Task to complete | Check every line of the material below for "code". Give the number of lines that have it, and only that.
━━ Provided records ━━
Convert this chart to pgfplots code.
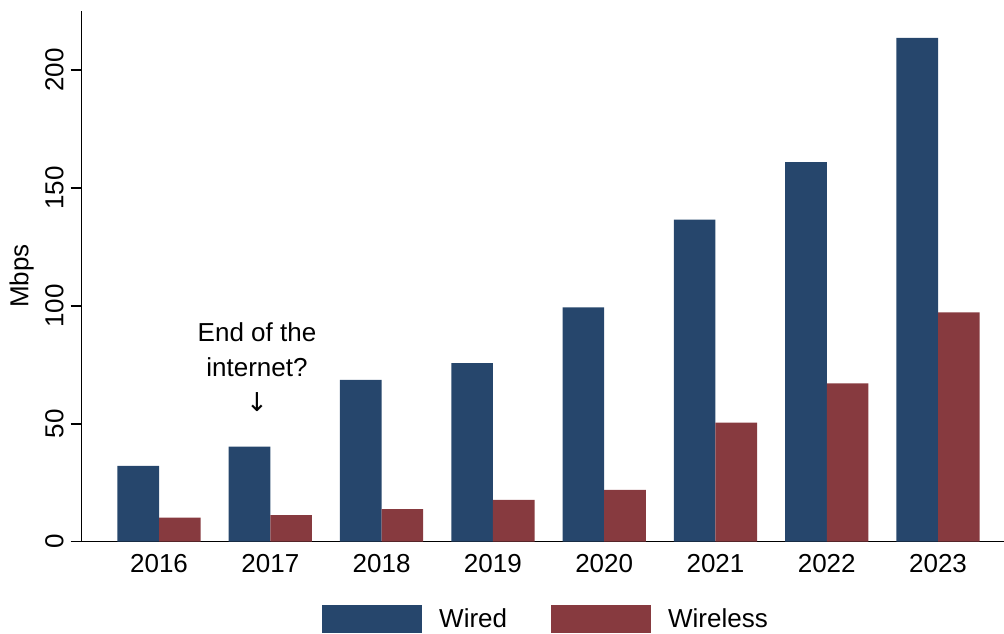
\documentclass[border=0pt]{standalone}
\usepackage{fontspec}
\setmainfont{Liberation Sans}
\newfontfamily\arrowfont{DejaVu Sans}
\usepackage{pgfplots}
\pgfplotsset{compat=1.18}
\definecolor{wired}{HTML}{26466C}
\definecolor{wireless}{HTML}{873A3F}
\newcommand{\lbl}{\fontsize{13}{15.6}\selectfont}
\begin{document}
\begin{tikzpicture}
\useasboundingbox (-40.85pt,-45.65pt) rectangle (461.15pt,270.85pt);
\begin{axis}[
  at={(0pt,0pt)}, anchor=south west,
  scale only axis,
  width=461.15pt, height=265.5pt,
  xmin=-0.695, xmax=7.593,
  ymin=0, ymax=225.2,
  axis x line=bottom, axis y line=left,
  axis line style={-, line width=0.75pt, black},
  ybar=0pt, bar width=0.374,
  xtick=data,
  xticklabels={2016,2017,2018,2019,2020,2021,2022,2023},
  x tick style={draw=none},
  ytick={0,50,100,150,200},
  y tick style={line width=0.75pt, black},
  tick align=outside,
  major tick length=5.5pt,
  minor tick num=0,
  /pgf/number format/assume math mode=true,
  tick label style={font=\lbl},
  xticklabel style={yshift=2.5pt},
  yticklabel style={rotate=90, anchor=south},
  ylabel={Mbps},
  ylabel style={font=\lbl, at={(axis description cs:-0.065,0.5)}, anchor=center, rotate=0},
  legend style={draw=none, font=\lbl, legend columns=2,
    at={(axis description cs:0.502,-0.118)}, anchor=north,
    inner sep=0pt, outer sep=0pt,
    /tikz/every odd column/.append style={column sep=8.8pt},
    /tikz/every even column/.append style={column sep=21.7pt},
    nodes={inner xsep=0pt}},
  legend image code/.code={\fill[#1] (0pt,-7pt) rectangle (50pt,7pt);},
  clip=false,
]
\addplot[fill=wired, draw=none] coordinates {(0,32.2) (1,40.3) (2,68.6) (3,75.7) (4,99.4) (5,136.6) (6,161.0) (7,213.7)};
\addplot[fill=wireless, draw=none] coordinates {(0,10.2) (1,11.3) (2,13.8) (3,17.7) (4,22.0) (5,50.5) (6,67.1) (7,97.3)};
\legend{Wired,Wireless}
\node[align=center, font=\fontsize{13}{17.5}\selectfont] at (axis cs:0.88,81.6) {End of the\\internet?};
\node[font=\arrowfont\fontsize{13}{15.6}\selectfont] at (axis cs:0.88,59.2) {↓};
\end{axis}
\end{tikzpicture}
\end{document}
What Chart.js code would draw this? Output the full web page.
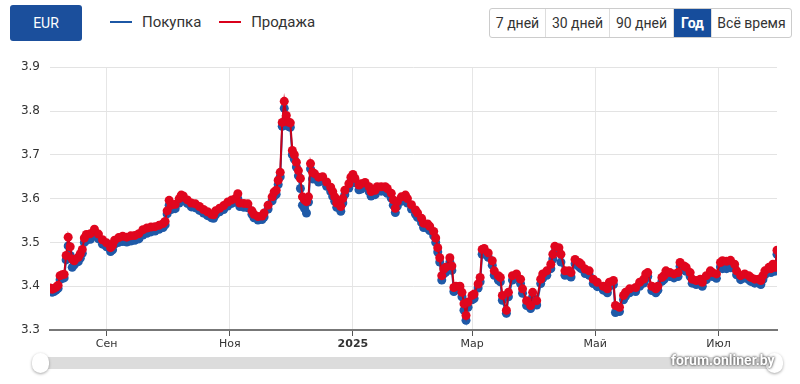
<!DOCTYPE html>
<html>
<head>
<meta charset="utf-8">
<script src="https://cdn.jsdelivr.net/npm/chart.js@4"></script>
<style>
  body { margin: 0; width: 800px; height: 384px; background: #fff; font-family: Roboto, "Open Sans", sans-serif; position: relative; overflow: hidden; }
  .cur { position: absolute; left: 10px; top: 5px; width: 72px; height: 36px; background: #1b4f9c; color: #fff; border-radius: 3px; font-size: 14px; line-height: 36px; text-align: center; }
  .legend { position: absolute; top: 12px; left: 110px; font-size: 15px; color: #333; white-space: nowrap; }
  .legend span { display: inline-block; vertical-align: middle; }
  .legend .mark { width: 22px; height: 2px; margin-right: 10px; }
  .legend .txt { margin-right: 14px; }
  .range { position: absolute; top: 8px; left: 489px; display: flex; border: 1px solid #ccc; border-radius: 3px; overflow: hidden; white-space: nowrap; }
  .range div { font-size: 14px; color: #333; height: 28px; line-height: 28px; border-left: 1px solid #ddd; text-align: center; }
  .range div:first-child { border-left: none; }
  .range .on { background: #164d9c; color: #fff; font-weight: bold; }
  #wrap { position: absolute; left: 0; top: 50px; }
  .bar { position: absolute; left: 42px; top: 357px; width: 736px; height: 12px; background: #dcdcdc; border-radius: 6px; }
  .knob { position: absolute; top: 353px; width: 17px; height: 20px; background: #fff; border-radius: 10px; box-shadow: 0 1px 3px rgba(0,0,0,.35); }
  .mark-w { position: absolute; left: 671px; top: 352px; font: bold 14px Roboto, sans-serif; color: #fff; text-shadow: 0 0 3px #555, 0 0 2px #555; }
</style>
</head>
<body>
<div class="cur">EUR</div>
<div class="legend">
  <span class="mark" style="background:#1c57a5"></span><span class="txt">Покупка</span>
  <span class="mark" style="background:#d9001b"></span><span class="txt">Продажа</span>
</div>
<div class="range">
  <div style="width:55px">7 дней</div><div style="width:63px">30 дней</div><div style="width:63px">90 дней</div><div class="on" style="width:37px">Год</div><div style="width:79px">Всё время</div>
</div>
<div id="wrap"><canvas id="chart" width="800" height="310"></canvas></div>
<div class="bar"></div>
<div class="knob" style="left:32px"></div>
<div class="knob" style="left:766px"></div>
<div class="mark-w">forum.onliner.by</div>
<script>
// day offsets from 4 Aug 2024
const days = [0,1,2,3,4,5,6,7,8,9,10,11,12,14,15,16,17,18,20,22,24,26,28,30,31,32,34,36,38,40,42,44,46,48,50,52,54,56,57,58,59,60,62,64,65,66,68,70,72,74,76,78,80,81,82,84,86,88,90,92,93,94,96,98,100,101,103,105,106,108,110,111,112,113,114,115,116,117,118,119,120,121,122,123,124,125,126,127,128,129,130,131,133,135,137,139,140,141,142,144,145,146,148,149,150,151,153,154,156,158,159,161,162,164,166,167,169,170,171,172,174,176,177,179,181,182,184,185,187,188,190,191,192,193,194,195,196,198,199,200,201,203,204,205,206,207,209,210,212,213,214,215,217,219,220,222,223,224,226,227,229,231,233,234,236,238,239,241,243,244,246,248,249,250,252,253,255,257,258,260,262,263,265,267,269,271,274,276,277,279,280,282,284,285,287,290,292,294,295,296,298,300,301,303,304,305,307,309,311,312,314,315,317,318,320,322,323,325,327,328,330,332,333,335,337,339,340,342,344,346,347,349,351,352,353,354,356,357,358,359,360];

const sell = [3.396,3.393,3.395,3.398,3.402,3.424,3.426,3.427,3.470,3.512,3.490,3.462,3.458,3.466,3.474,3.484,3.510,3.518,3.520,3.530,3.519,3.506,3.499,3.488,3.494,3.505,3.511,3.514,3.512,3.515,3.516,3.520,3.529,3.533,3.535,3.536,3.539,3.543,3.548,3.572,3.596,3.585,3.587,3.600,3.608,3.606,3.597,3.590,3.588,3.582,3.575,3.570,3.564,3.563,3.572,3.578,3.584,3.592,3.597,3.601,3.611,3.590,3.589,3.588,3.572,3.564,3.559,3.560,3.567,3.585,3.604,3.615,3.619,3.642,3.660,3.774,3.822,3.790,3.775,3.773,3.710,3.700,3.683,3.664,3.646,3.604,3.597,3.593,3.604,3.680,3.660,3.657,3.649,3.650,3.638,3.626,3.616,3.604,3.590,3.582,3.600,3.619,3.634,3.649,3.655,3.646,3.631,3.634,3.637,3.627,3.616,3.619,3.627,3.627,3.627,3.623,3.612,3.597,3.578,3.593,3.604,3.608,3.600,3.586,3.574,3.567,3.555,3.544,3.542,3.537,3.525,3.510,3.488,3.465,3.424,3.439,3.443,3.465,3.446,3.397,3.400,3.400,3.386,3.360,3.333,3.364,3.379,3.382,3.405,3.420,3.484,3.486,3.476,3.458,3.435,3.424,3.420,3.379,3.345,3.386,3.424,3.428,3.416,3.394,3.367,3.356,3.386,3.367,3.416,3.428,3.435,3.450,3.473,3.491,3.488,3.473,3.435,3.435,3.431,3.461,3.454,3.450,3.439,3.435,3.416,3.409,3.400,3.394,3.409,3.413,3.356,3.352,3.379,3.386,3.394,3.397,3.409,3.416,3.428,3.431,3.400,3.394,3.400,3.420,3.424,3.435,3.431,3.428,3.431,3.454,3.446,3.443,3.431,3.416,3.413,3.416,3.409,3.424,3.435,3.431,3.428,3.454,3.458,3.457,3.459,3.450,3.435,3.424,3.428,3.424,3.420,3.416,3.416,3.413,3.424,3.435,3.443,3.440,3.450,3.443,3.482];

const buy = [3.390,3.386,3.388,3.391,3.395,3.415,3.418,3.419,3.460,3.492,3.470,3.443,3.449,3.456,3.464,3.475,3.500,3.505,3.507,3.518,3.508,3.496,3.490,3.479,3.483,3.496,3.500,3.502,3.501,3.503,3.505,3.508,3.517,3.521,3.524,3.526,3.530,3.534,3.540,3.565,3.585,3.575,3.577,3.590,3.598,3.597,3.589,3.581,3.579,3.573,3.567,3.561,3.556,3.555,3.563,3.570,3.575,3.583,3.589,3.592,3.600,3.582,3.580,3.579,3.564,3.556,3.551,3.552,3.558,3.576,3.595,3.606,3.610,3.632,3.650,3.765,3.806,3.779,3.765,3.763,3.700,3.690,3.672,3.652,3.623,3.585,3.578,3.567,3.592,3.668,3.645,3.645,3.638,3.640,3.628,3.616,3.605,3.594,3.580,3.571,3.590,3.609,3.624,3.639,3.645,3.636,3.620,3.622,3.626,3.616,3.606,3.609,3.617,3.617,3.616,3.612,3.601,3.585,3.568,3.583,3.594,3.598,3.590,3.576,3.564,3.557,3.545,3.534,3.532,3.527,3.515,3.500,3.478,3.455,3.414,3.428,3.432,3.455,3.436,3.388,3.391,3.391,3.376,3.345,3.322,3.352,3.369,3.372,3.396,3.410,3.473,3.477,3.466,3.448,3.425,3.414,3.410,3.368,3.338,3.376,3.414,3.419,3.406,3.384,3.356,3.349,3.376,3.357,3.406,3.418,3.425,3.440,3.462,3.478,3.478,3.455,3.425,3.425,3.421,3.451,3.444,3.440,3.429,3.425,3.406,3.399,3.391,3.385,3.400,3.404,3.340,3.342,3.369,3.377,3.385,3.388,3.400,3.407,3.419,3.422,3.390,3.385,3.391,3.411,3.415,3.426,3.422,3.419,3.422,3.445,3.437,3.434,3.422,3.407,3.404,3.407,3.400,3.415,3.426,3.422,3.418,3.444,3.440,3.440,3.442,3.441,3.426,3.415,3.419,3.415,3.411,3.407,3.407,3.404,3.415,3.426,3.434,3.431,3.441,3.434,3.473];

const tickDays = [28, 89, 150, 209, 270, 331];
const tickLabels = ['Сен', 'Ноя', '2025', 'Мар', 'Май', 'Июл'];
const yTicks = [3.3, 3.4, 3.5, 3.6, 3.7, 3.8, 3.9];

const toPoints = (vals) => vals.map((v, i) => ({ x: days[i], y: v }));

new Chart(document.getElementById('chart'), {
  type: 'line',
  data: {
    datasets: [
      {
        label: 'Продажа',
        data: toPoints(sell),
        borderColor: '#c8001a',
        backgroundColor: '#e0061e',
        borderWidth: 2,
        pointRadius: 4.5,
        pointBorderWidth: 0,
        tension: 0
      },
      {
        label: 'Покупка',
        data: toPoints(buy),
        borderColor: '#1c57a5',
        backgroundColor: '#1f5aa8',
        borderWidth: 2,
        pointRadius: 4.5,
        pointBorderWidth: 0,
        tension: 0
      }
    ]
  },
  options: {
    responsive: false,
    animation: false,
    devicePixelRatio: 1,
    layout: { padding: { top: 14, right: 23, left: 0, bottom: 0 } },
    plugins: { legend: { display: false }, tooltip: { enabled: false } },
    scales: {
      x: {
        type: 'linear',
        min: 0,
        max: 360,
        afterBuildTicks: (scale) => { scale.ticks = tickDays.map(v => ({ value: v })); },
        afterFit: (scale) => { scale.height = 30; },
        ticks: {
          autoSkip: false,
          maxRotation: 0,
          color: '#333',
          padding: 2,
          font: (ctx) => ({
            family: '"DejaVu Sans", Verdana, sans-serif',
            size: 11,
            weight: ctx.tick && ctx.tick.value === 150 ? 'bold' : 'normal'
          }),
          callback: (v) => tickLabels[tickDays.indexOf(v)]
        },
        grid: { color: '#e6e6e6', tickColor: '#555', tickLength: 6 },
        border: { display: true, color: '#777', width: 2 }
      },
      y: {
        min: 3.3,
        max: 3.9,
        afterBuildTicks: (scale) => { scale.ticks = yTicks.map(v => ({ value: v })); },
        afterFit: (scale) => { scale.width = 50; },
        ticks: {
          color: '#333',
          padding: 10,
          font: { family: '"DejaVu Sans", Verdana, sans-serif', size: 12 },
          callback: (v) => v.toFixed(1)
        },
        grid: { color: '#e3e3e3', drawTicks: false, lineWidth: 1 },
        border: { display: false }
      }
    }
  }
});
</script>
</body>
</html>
━━━
Output for this exercise | 3